Write out each line exactly as given. Leave the pictures out of your copy.
■ ■ ■ ■ ■ ■ ■
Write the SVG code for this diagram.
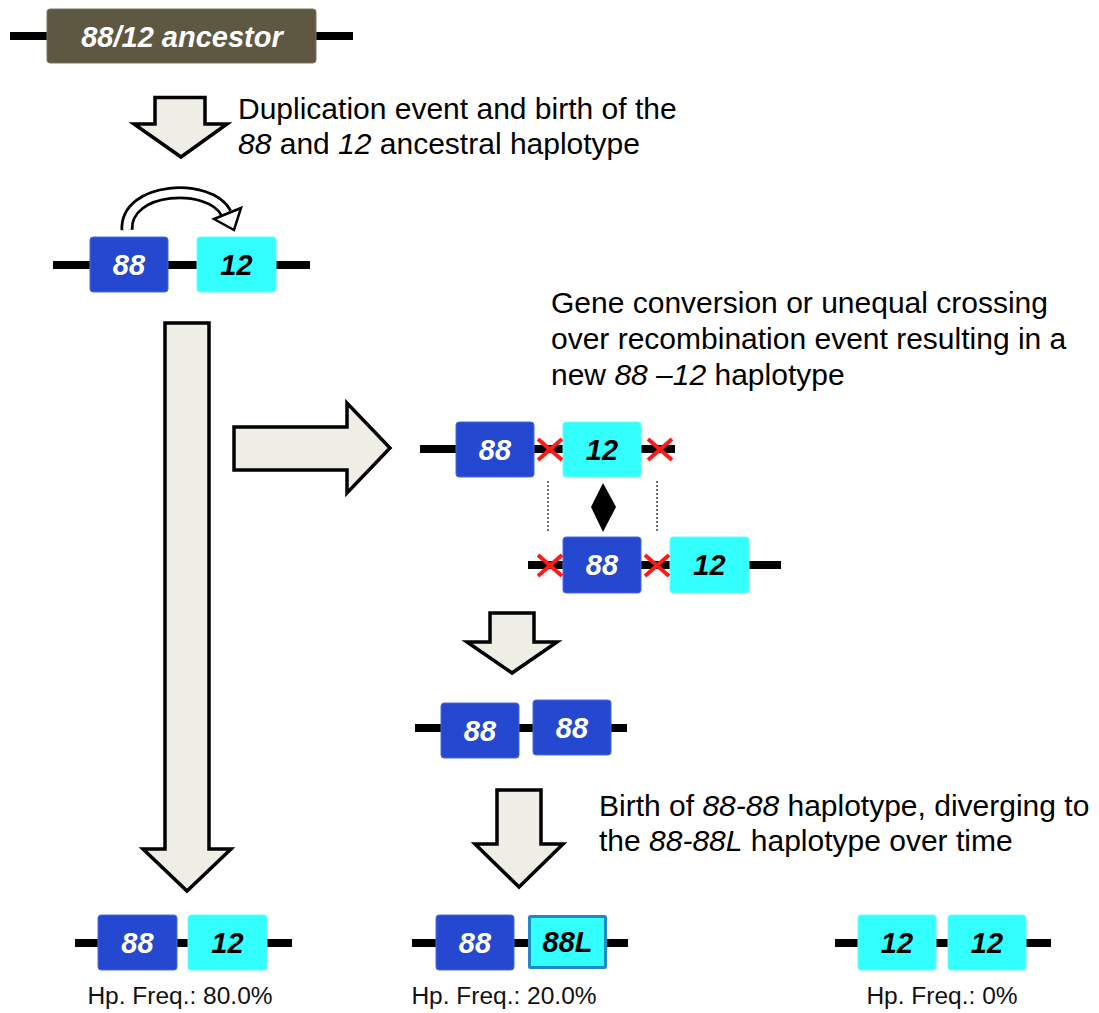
<svg xmlns="http://www.w3.org/2000/svg" width="1099" height="1013" viewBox="0 0 1099 1013">
  <style>
    .dna { stroke: #000; stroke-width: 8; }
    .g88 { fill: #2448cf; stroke: #4b6ae0; stroke-width: 1; }
    .g12 { fill: #33ffff; stroke: #6ff; stroke-width: 1; }
    .g88L { fill: #33ffff; stroke: #1f8ac6; stroke-width: 3; }
    .lbl { font-family: "Liberation Sans", Arial, sans-serif; font-size: 29px; font-weight: bold; font-style: italic; text-anchor: middle; }
    .w { fill: #fff; }
    .k { fill: #000; }
    .big { font-family: "Liberation Sans", Arial, sans-serif; font-size: 30px; fill: #000; }
    .freq { font-family: "Liberation Sans", Arial, sans-serif; font-size: 24.5px; fill: #111; text-anchor: middle; }
    .it { font-style: italic; }
    .blk { fill: #eeeee6; stroke: #000; stroke-width: 3.5; stroke-linejoin: miter; }
    .cut { stroke: #ff1a1a; stroke-width: 4; }
    .dot { stroke: #444; stroke-width: 1.5; stroke-dasharray: 2 2; }
  </style>

  <!-- ancestral locus -->
  <g id="ancestor">
    <line class="dna" x1="10" y1="36" x2="353" y2="36"/>
    <rect x="47" y="9" width="269" height="54" rx="3" fill="#5e5842" stroke="#7a7460" stroke-width="1"/>
    <text class="lbl w" x="182" y="47">88/12 ancestor</text>
  </g>

  <!-- block arrows -->
  <g id="connectors">
    <path class="blk" d="M155,97.5 H205 V124 H227 L181,157 L134,124 H155 Z"/>
    <path class="blk" d="M165,323 H209 V849 H231 L187,891 L143,849 H165 Z"/>
    <path class="blk" d="M234,427 H347 V403 L390,448 L347,493 V470 H234 Z"/>
    <path class="blk" d="M490,613 H534 V642 H557 L512,673 L467,642 H490 Z"/>
    <path class="blk" d="M497,790 H541 V844 H563 L519,887 L475,844 H497 Z"/>
    <!-- curved duplication arrow -->
    <path d="M127,230 C125,186 210,182 226,213" fill="none" stroke="#000" stroke-width="13"/>
    <path d="M127,230 C125,186 210,182 226,213" fill="none" stroke="#fff" stroke-width="7.5"/>
    <path d="M214,219 L241,208 L234,230 Z" fill="#fff" stroke="#000" stroke-width="2.5" stroke-linejoin="miter"/>
    <!-- dotted alignment guides and exchange marker -->
    <line class="dot" x1="548" y1="481" x2="548" y2="533"/>
    <line class="dot" x1="657" y1="481" x2="657" y2="533"/>
    <path d="M603,483 L616,507 L603,532 L591,507 Z" fill="#000"/>
  </g>

  <text class="big" x="238" y="119">Duplication event and birth of the</text>
  <text class="big" x="238" y="154"><tspan class="it">88</tspan> and <tspan class="it">12</tspan> ancestral haplotype</text>

  <!-- 88-12 ancestral haplotype -->
  <g id="hap-88-12">
    <line class="dna" x1="53" y1="265" x2="310" y2="265"/>
    <rect class="g88" x="90" y="237" width="78" height="55" rx="3"/>
    <text class="lbl w" x="129" y="275">88</text>
    <rect class="g12" x="197" y="237" width="79" height="55" rx="3"/>
    <text class="lbl k" x="236.5" y="275">12</text>
  </g>

  <text class="big" x="551" y="313">Gene conversion or unequal crossing</text>
  <text class="big" x="551" y="349">over recombination event resulting in a</text>
  <text class="big" x="551" y="385">new <tspan class="it">88 –12</tspan> haplotype</text>

  <!-- misaligned pairing, upper strand -->
  <g id="strand-upper">
    <line class="dna" x1="420" y1="449" x2="675" y2="449"/>
    <rect class="g88" x="456" y="422" width="78" height="55" rx="3"/>
    <text class="lbl w" x="495" y="460">88</text>
    <rect class="g12" x="563" y="422" width="78" height="55" rx="3"/>
    <text class="lbl k" x="602" y="460">12</text>
    <line class="cut" x1="538" y1="439" x2="562" y2="460"/>
    <line class="cut" x1="538" y1="460" x2="562" y2="439"/>
    <line class="cut" x1="648" y1="439" x2="672" y2="460"/>
    <line class="cut" x1="648" y1="460" x2="672" y2="439"/>
  </g>

  <!-- misaligned pairing, lower strand -->
  <g id="strand-lower">
    <line class="dna" x1="528" y1="565" x2="781" y2="565"/>
    <rect class="g88" x="563" y="537" width="78" height="56" rx="3"/>
    <text class="lbl w" x="602" y="575">88</text>
    <rect class="g12" x="670" y="537" width="79" height="56" rx="3"/>
    <text class="lbl k" x="709.5" y="575">12</text>
    <line class="cut" x1="538" y1="555" x2="562" y2="576"/>
    <line class="cut" x1="538" y1="576" x2="562" y2="555"/>
    <line class="cut" x1="645" y1="555" x2="669" y2="576"/>
    <line class="cut" x1="645" y1="576" x2="669" y2="555"/>
  </g>

  <!-- 88-88 duplicate -->
  <g id="hap-88-88">
    <line class="dna" x1="415" y1="728" x2="627" y2="728"/>
    <rect class="g88" x="441" y="703" width="78" height="55" rx="3"/>
    <text class="lbl w" x="480" y="741">88</text>
    <rect class="g88" x="533" y="700" width="78" height="55" rx="3"/>
    <text class="lbl w" x="572" y="738">88</text>
  </g>

  <text class="big" x="599" y="816">Birth of <tspan class="it">88-88</tspan> haplotype, diverging to</text>
  <text class="big" x="599" y="851">the <tspan class="it">88-88L</tspan> haplotype over time</text>

  <!-- present-day haplotypes -->
  <g id="final-88-12">
    <line class="dna" x1="75" y1="943" x2="292" y2="943"/>
    <rect class="g88" x="98" y="915" width="79" height="55" rx="3"/>
    <text class="lbl w" x="137.5" y="953">88</text>
    <rect class="g12" x="188" y="915" width="79" height="55" rx="3"/>
    <text class="lbl k" x="227.5" y="953">12</text>
    <text class="freq" x="180" y="1004">Hp. Freq.: 80.0%</text>
  </g>

  <g id="final-88-88L">
    <line class="dna" x1="412" y1="943" x2="628" y2="943"/>
    <rect class="g88" x="436" y="915" width="78" height="55" rx="3"/>
    <text class="lbl w" x="475" y="953">88</text>
    <rect class="g88L" x="529.5" y="916.5" width="76" height="51" rx="1"/>
    <text class="lbl k" x="567.5" y="952" font-size="27">88L</text>
    <text class="freq" x="504" y="1004">Hp. Freq.: 20.0%</text>
  </g>

  <g id="final-12-12">
    <line class="dna" x1="835" y1="943" x2="1051" y2="943"/>
    <rect class="g12" x="858" y="915" width="78" height="55" rx="3"/>
    <text class="lbl k" x="897" y="953">12</text>
    <rect class="g12" x="948" y="915" width="78" height="55" rx="3"/>
    <text class="lbl k" x="987" y="953">12</text>
    <text class="freq" x="942" y="1004">Hp. Freq.: 0%</text>
  </g>
</svg>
■ ■ ■ ■ ■ ■ ■
■ THE RESPONSE:
Write the SVG code for this diagram.
<svg xmlns="http://www.w3.org/2000/svg" width="1099" height="1013" viewBox="0 0 1099 1013">
  <style>
    .dna { stroke: #000; stroke-width: 8; }
    .g88 { fill: #2448cf; stroke: #4b6ae0; stroke-width: 1; }
    .g12 { fill: #33ffff; stroke: #6ff; stroke-width: 1; }
    .g88L { fill: #33ffff; stroke: #1f8ac6; stroke-width: 3; }
    .lbl { font-family: "Liberation Sans", Arial, sans-serif; font-size: 29px; font-weight: bold; font-style: italic; text-anchor: middle; }
    .w { fill: #fff; }
    .k { fill: #000; }
    .big { font-family: "Liberation Sans", Arial, sans-serif; font-size: 30px; fill: #000; }
    .freq { font-family: "Liberation Sans", Arial, sans-serif; font-size: 24.5px; fill: #111; text-anchor: middle; }
    .it { font-style: italic; }
    .blk { fill: #eeeee6; stroke: #000; stroke-width: 3.5; stroke-linejoin: miter; }
    .cut { stroke: #ff1a1a; stroke-width: 4; }
    .dot { stroke: #444; stroke-width: 1.5; stroke-dasharray: 2 2; }
  </style>

  <!-- ancestral locus -->
  <g id="ancestor">
    <line class="dna" x1="10" y1="36" x2="353" y2="36"/>
    <rect x="47" y="9" width="269" height="54" rx="3" fill="#5e5842" stroke="#7a7460" stroke-width="1"/>
    <text class="lbl w" x="182" y="47">88/12 ancestor</text>
  </g>

  <!-- block arrows -->
  <g id="connectors">
    <path class="blk" d="M155,97.5 H205 V124 H227 L181,157 L134,124 H155 Z"/>
    <path class="blk" d="M165,323 H209 V849 H231 L187,891 L143,849 H165 Z"/>
    <path class="blk" d="M234,427 H347 V403 L390,448 L347,493 V470 H234 Z"/>
    <path class="blk" d="M490,613 H534 V642 H557 L512,673 L467,642 H490 Z"/>
    <path class="blk" d="M497,790 H541 V844 H563 L519,887 L475,844 H497 Z"/>
    <!-- curved duplication arrow -->
    <path d="M127,230 C125,186 210,182 226,213" fill="none" stroke="#000" stroke-width="13"/>
    <path d="M127,230 C125,186 210,182 226,213" fill="none" stroke="#fff" stroke-width="7.5"/>
    <path d="M214,219 L241,208 L234,230 Z" fill="#fff" stroke="#000" stroke-width="2.5" stroke-linejoin="miter"/>
    <!-- dotted alignment guides and exchange marker -->
    <line class="dot" x1="548" y1="481" x2="548" y2="533"/>
    <line class="dot" x1="657" y1="481" x2="657" y2="533"/>
    <path d="M603,483 L616,507 L603,532 L591,507 Z" fill="#000"/>
  </g>

  <text class="big" x="238" y="119">Duplication event and birth of the</text>
  <text class="big" x="238" y="154"><tspan class="it">88</tspan> and <tspan class="it">12</tspan> ancestral haplotype</text>

  <!-- 88-12 ancestral haplotype -->
  <g id="hap-88-12">
    <line class="dna" x1="53" y1="265" x2="310" y2="265"/>
    <rect class="g88" x="90" y="237" width="78" height="55" rx="3"/>
    <text class="lbl w" x="129" y="275">88</text>
    <rect class="g12" x="197" y="237" width="79" height="55" rx="3"/>
    <text class="lbl k" x="236.5" y="275">12</text>
  </g>

  <text class="big" x="551" y="313">Gene conversion or unequal crossing</text>
  <text class="big" x="551" y="349">over recombination event resulting in a</text>
  <text class="big" x="551" y="385">new <tspan class="it">88 –12</tspan> haplotype</text>

  <!-- misaligned pairing, upper strand -->
  <g id="strand-upper">
    <line class="dna" x1="420" y1="449" x2="675" y2="449"/>
    <rect class="g88" x="456" y="422" width="78" height="55" rx="3"/>
    <text class="lbl w" x="495" y="460">88</text>
    <rect class="g12" x="563" y="422" width="78" height="55" rx="3"/>
    <text class="lbl k" x="602" y="460">12</text>
    <line class="cut" x1="538" y1="439" x2="562" y2="460"/>
    <line class="cut" x1="538" y1="460" x2="562" y2="439"/>
    <line class="cut" x1="648" y1="439" x2="672" y2="460"/>
    <line class="cut" x1="648" y1="460" x2="672" y2="439"/>
  </g>

  <!-- misaligned pairing, lower strand -->
  <g id="strand-lower">
    <line class="dna" x1="528" y1="565" x2="781" y2="565"/>
    <rect class="g88" x="563" y="537" width="78" height="56" rx="3"/>
    <text class="lbl w" x="602" y="575">88</text>
    <rect class="g12" x="670" y="537" width="79" height="56" rx="3"/>
    <text class="lbl k" x="709.5" y="575">12</text>
    <line class="cut" x1="538" y1="555" x2="562" y2="576"/>
    <line class="cut" x1="538" y1="576" x2="562" y2="555"/>
    <line class="cut" x1="645" y1="555" x2="669" y2="576"/>
    <line class="cut" x1="645" y1="576" x2="669" y2="555"/>
  </g>

  <!-- 88-88 duplicate -->
  <g id="hap-88-88">
    <line class="dna" x1="415" y1="728" x2="627" y2="728"/>
    <rect class="g88" x="441" y="703" width="78" height="55" rx="3"/>
    <text class="lbl w" x="480" y="741">88</text>
    <rect class="g88" x="533" y="700" width="78" height="55" rx="3"/>
    <text class="lbl w" x="572" y="738">88</text>
  </g>

  <text class="big" x="599" y="816">Birth of <tspan class="it">88-88</tspan> haplotype, diverging to</text>
  <text class="big" x="599" y="851">the <tspan class="it">88-88L</tspan> haplotype over time</text>

  <!-- present-day haplotypes -->
  <g id="final-88-12">
    <line class="dna" x1="75" y1="943" x2="292" y2="943"/>
    <rect class="g88" x="98" y="915" width="79" height="55" rx="3"/>
    <text class="lbl w" x="137.5" y="953">88</text>
    <rect class="g12" x="188" y="915" width="79" height="55" rx="3"/>
    <text class="lbl k" x="227.5" y="953">12</text>
    <text class="freq" x="180" y="1004">Hp. Freq.: 80.0%</text>
  </g>

  <g id="final-88-88L">
    <line class="dna" x1="412" y1="943" x2="628" y2="943"/>
    <rect class="g88" x="436" y="915" width="78" height="55" rx="3"/>
    <text class="lbl w" x="475" y="953">88</text>
    <rect class="g88L" x="529.5" y="916.5" width="76" height="51" rx="1"/>
    <text class="lbl k" x="567.5" y="952" font-size="27">88L</text>
    <text class="freq" x="504" y="1004">Hp. Freq.: 20.0%</text>
  </g>

  <g id="final-12-12">
    <line class="dna" x1="835" y1="943" x2="1051" y2="943"/>
    <rect class="g12" x="858" y="915" width="78" height="55" rx="3"/>
    <text class="lbl k" x="897" y="953">12</text>
    <rect class="g12" x="948" y="915" width="78" height="55" rx="3"/>
    <text class="lbl k" x="987" y="953">12</text>
    <text class="freq" x="942" y="1004">Hp. Freq.: 0%</text>
  </g>
</svg>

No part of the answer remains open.